═════ Input records

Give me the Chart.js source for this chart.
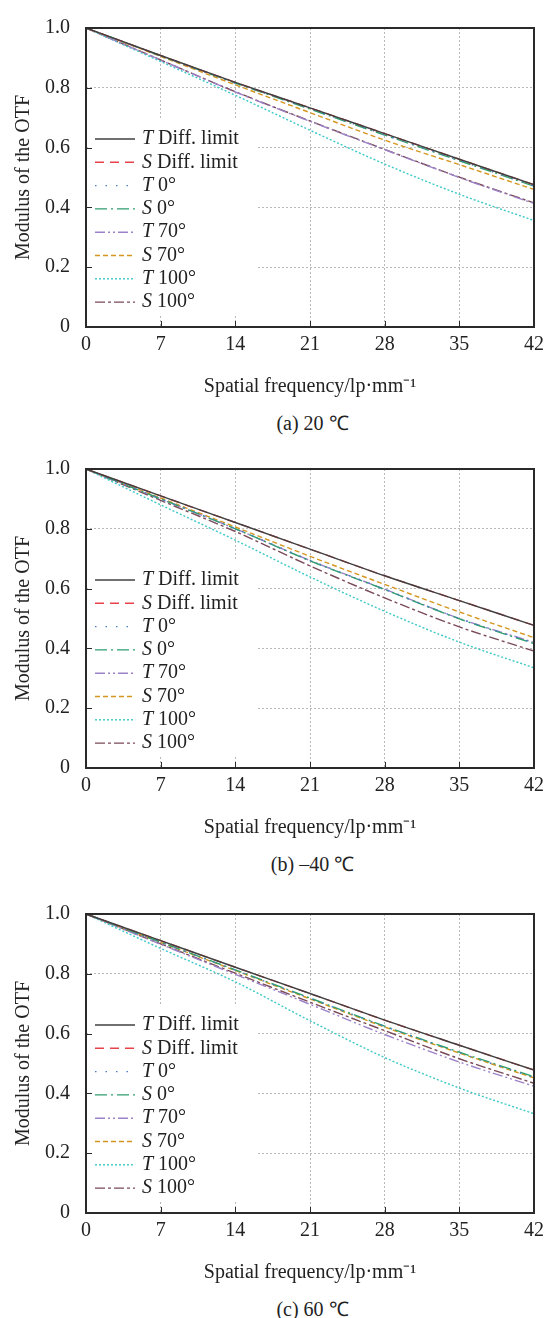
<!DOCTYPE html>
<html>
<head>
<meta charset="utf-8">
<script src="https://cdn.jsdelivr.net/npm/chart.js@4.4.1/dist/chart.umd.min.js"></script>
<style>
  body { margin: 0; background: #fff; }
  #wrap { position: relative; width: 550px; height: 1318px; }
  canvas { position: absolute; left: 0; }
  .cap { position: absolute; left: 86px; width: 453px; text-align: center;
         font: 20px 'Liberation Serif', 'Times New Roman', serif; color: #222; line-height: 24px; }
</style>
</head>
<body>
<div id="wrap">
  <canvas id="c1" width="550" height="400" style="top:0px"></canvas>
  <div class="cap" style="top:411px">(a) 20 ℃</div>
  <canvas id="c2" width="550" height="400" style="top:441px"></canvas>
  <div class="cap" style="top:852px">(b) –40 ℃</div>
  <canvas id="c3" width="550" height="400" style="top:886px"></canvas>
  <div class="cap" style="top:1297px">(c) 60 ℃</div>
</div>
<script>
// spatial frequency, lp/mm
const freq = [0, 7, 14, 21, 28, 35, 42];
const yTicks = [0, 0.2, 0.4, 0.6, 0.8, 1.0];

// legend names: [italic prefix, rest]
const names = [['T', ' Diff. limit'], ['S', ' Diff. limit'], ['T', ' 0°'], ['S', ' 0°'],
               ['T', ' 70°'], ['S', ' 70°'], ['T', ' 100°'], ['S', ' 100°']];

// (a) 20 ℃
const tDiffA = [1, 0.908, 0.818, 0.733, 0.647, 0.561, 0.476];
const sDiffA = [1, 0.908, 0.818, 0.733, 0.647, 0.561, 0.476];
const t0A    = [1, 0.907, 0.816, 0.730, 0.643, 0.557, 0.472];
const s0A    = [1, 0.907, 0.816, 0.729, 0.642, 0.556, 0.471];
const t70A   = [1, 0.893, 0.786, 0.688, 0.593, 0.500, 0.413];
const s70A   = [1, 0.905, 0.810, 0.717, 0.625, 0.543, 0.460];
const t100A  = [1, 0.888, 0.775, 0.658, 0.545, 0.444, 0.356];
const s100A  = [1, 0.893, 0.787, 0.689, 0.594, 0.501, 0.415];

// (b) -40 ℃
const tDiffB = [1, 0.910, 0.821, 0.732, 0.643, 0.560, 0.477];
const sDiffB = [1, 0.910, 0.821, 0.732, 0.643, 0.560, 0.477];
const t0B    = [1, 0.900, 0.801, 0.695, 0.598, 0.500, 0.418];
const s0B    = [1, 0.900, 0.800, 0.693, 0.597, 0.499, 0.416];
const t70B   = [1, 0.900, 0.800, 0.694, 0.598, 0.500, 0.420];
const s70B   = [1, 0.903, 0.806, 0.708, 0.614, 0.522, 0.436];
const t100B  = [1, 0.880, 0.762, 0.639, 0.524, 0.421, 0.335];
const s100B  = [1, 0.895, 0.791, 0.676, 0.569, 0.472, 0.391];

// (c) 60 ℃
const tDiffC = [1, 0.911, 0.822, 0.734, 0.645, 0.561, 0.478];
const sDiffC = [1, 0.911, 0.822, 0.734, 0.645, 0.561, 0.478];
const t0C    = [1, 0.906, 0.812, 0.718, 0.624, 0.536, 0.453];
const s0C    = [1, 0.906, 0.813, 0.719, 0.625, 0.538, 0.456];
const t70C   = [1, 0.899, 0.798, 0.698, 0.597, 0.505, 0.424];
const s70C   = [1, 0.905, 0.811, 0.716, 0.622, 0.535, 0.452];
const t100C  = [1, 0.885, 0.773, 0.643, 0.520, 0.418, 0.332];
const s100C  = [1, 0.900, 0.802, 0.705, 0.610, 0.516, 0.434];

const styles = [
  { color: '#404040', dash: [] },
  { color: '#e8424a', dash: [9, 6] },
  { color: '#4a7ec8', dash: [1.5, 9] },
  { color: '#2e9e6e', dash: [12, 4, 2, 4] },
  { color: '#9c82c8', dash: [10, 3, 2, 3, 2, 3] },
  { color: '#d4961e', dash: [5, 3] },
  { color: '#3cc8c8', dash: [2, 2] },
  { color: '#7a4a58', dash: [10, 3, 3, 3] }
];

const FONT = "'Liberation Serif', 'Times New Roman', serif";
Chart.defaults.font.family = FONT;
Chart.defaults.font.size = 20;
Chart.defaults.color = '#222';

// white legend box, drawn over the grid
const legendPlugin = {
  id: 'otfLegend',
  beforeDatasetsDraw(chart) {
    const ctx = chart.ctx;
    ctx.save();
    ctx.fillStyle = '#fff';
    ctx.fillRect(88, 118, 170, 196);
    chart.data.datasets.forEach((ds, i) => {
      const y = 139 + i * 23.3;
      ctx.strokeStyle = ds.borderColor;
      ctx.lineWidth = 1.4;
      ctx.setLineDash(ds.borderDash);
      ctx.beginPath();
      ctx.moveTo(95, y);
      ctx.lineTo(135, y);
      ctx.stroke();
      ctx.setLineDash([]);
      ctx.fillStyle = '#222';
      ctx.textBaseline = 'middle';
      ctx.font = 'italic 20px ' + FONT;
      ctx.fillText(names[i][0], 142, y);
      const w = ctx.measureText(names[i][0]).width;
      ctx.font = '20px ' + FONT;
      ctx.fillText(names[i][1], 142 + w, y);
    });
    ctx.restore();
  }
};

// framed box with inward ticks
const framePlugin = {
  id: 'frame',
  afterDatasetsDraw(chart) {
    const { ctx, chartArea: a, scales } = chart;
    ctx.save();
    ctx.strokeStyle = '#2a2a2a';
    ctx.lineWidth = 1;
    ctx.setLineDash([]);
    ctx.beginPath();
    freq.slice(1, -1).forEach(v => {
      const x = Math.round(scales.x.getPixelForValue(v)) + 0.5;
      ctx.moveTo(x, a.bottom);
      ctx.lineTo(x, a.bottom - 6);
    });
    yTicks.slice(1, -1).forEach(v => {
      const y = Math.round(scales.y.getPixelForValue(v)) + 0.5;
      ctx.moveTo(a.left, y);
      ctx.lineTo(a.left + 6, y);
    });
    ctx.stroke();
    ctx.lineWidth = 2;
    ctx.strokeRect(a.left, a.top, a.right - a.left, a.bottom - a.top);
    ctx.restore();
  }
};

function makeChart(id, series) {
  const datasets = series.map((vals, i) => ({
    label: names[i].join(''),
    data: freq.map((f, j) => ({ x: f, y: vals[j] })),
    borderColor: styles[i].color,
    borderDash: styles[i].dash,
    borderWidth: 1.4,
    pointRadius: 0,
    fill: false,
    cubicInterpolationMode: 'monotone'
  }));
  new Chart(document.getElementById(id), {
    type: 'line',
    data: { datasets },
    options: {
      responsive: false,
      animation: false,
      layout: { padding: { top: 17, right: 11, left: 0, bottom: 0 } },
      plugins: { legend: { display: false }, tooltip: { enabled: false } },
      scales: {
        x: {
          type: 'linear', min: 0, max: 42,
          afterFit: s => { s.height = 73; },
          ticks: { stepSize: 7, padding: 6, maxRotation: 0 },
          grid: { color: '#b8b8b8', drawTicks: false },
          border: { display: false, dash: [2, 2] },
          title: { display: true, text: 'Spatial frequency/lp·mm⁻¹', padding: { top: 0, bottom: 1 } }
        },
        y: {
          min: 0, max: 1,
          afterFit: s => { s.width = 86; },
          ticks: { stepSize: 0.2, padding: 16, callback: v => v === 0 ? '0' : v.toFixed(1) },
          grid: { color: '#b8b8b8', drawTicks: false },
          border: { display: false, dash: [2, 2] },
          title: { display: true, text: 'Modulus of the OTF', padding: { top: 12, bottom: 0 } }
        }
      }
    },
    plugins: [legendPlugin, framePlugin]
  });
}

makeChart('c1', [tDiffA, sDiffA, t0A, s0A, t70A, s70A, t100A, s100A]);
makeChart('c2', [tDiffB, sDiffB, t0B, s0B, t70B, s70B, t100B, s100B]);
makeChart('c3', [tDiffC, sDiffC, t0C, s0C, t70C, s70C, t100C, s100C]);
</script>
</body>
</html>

══════════
═════ Input records

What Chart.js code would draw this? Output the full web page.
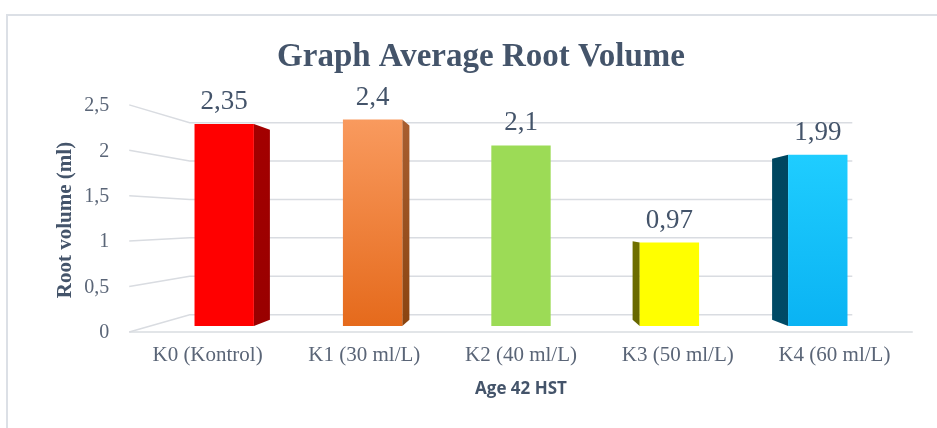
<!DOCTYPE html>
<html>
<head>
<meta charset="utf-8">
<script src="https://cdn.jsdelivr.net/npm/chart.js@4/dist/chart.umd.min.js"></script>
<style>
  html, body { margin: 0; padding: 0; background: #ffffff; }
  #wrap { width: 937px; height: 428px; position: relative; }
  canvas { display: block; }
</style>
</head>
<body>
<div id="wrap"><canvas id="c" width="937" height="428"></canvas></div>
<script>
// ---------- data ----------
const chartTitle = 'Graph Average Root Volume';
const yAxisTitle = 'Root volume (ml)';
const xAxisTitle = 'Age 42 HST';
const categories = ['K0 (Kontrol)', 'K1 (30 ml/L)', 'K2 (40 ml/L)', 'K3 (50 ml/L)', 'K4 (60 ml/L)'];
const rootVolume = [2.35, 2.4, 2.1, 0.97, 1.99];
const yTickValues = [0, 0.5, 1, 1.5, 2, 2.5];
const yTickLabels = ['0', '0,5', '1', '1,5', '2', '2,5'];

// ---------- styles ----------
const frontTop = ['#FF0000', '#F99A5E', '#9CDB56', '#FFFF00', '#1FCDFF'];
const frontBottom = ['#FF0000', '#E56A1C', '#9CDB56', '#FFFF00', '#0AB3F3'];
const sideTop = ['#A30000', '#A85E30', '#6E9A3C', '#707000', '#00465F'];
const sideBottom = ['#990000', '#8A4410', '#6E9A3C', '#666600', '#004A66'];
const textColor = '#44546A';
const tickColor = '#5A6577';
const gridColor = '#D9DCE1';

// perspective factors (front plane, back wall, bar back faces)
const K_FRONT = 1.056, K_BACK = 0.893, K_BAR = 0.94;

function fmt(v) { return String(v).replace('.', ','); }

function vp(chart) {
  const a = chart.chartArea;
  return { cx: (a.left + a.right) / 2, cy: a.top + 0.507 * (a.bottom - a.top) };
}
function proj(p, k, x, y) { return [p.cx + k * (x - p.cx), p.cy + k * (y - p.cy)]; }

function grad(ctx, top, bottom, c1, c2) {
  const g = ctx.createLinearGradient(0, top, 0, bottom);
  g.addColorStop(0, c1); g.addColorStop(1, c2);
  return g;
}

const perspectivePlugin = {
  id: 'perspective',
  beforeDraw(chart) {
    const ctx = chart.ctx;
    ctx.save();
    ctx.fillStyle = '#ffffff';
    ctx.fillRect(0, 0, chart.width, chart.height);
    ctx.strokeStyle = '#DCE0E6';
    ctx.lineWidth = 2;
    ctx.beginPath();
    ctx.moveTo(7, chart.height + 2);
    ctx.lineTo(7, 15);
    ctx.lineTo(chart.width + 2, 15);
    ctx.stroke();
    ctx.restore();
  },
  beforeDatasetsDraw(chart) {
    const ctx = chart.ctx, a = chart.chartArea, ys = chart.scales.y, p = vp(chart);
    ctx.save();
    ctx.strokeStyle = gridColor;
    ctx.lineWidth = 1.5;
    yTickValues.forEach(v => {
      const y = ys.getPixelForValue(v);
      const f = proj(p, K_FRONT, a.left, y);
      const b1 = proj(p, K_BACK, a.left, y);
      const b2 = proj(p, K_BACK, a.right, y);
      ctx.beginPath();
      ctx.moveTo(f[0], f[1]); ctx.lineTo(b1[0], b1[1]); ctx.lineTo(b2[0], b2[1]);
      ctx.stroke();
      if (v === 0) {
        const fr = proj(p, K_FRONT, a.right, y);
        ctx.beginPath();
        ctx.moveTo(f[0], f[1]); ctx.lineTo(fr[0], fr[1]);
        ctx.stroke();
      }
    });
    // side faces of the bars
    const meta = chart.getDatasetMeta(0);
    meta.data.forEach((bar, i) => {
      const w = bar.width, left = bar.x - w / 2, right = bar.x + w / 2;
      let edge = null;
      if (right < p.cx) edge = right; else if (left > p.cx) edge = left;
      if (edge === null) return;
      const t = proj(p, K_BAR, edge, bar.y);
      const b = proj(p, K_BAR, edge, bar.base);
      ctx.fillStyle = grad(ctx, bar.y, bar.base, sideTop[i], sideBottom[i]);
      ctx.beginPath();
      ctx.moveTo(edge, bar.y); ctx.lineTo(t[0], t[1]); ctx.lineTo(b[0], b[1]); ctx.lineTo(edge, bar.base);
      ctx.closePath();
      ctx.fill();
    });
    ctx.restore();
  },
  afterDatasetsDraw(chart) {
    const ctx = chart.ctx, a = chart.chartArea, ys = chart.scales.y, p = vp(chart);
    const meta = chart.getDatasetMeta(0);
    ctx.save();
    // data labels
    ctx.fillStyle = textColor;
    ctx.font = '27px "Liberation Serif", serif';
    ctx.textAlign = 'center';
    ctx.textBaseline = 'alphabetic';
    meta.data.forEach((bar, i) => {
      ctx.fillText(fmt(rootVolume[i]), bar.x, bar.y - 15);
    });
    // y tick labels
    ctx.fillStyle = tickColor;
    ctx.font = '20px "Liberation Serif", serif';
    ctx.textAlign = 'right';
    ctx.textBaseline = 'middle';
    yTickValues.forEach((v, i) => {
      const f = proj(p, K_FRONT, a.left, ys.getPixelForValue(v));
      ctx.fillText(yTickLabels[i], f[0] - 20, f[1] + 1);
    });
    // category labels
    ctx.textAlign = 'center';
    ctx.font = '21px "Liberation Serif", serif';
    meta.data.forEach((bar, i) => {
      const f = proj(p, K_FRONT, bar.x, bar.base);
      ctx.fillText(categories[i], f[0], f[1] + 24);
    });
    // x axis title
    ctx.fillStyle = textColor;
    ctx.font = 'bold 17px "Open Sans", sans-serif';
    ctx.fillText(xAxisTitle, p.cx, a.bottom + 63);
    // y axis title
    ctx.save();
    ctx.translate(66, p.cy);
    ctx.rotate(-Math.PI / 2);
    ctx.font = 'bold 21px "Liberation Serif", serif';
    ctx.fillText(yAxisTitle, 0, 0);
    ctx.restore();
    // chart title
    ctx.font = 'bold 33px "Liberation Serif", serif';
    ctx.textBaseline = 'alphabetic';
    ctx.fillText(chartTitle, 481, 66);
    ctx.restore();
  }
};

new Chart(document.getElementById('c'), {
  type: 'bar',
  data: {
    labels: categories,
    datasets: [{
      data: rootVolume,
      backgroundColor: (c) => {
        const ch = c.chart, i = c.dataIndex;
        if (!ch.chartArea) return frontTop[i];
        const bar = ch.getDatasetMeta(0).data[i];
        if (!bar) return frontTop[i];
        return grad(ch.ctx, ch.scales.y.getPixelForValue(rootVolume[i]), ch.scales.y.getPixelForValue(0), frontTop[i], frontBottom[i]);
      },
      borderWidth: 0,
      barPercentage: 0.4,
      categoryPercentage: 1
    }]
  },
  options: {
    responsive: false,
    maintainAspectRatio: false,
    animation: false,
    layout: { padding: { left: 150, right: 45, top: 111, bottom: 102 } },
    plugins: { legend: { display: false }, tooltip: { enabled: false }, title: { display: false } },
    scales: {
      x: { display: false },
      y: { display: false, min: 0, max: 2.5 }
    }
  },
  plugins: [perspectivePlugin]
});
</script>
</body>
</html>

══════════
═════ Input records

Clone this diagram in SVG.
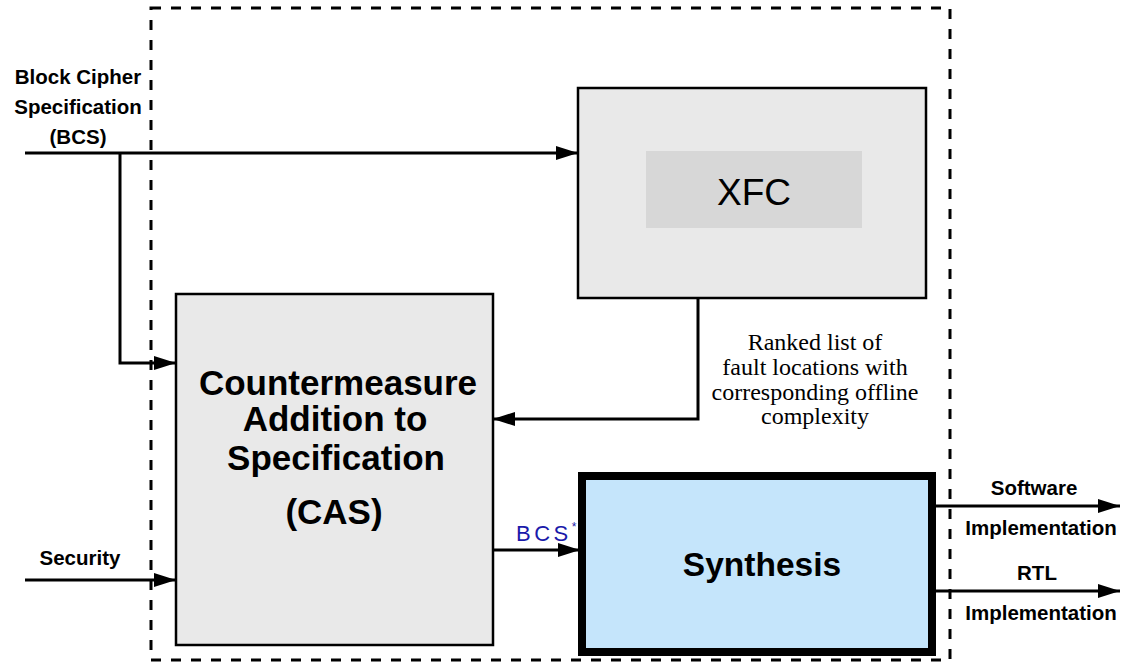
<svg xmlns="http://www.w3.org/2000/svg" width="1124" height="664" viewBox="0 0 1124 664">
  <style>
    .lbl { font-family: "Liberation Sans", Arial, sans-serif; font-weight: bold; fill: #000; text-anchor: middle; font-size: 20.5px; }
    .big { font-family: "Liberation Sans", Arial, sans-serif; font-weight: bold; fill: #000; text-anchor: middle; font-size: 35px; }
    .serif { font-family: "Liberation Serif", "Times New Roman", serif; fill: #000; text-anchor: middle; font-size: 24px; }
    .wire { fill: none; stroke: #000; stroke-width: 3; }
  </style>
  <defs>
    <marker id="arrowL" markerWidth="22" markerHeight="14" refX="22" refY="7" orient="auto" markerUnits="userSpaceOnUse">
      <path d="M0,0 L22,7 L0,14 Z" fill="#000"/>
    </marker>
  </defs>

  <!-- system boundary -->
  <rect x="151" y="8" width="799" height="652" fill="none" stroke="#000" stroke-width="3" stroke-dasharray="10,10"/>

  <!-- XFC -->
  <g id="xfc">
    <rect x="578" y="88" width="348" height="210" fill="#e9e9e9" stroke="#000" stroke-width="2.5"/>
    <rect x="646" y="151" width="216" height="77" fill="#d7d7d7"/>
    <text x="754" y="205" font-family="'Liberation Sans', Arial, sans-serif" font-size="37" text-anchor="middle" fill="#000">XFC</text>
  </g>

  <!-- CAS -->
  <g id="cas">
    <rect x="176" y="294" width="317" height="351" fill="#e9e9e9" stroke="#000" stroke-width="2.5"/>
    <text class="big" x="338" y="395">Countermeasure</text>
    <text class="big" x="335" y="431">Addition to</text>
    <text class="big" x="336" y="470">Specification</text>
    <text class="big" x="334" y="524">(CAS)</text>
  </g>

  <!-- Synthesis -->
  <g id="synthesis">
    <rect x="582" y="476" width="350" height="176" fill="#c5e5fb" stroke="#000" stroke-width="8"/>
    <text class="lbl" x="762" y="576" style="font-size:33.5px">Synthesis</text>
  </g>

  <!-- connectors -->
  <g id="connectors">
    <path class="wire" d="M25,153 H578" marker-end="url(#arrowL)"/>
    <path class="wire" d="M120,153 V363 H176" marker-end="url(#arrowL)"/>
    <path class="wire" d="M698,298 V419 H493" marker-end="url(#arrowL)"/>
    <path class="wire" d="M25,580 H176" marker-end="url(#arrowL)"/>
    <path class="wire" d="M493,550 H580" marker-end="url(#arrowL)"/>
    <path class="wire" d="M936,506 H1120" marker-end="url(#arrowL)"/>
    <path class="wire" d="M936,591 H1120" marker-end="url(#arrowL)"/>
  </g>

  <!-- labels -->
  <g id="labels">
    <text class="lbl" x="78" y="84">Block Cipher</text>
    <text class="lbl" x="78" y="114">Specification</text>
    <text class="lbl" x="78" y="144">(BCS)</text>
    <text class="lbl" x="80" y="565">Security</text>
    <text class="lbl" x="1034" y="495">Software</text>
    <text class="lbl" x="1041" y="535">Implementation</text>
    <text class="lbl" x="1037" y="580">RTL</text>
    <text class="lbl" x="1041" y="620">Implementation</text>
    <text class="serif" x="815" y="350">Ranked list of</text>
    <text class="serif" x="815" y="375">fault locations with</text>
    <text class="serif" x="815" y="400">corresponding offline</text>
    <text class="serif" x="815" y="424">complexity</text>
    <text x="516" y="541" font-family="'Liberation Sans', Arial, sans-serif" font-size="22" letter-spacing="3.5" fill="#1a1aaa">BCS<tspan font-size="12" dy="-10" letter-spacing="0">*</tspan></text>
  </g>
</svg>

══════════

• _Aim of the exercise_: Return exactly the lines from the one with "Give me the Chart.js source for this chart." to the one with "0.594, 0.501, 0.415];", inclusive, and nothing else; skip the pictures.

• _Answer to the problem_:
Give me the Chart.js source for this chart.
<!DOCTYPE html>
<html>
<head>
<meta charset="utf-8">
<script src="https://cdn.jsdelivr.net/npm/chart.js@4.4.1/dist/chart.umd.min.js"></script>
<style>
  body { margin: 0; background: #fff; }
  #wrap { position: relative; width: 550px; height: 1318px; }
  canvas { position: absolute; left: 0; }
  .cap { position: absolute; left: 86px; width: 453px; text-align: center;
         font: 20px 'Liberation Serif', 'Times New Roman', serif; color: #222; line-height: 24px; }
</style>
</head>
<body>
<div id="wrap">
  <canvas id="c1" width="550" height="400" style="top:0px"></canvas>
  <div class="cap" style="top:411px">(a) 20 ℃</div>
  <canvas id="c2" width="550" height="400" style="top:441px"></canvas>
  <div class="cap" style="top:852px">(b) –40 ℃</div>
  <canvas id="c3" width="550" height="400" style="top:886px"></canvas>
  <div class="cap" style="top:1297px">(c) 60 ℃</div>
</div>
<script>
// spatial frequency, lp/mm
const freq = [0, 7, 14, 21, 28, 35, 42];
const yTicks = [0, 0.2, 0.4, 0.6, 0.8, 1.0];

// legend names: [italic prefix, rest]
const names = [['T', ' Diff. limit'], ['S', ' Diff. limit'], ['T', ' 0°'], ['S', ' 0°'],
               ['T', ' 70°'], ['S', ' 70°'], ['T', ' 100°'], ['S', ' 100°']];

// (a) 20 ℃
const tDiffA = [1, 0.908, 0.818, 0.733, 0.647, 0.561, 0.476];
const sDiffA = [1, 0.908, 0.818, 0.733, 0.647, 0.561, 0.476];
const t0A    = [1, 0.907, 0.816, 0.730, 0.643, 0.557, 0.472];
const s0A    = [1, 0.907, 0.816, 0.729, 0.642, 0.556, 0.471];
const t70A   = [1, 0.893, 0.786, 0.688, 0.593, 0.500, 0.413];
const s70A   = [1, 0.905, 0.810, 0.717, 0.625, 0.543, 0.460];
const t100A  = [1, 0.888, 0.775, 0.658, 0.545, 0.444, 0.356];
const s100A  = [1, 0.893, 0.787, 0.689, 0.594, 0.501, 0.415];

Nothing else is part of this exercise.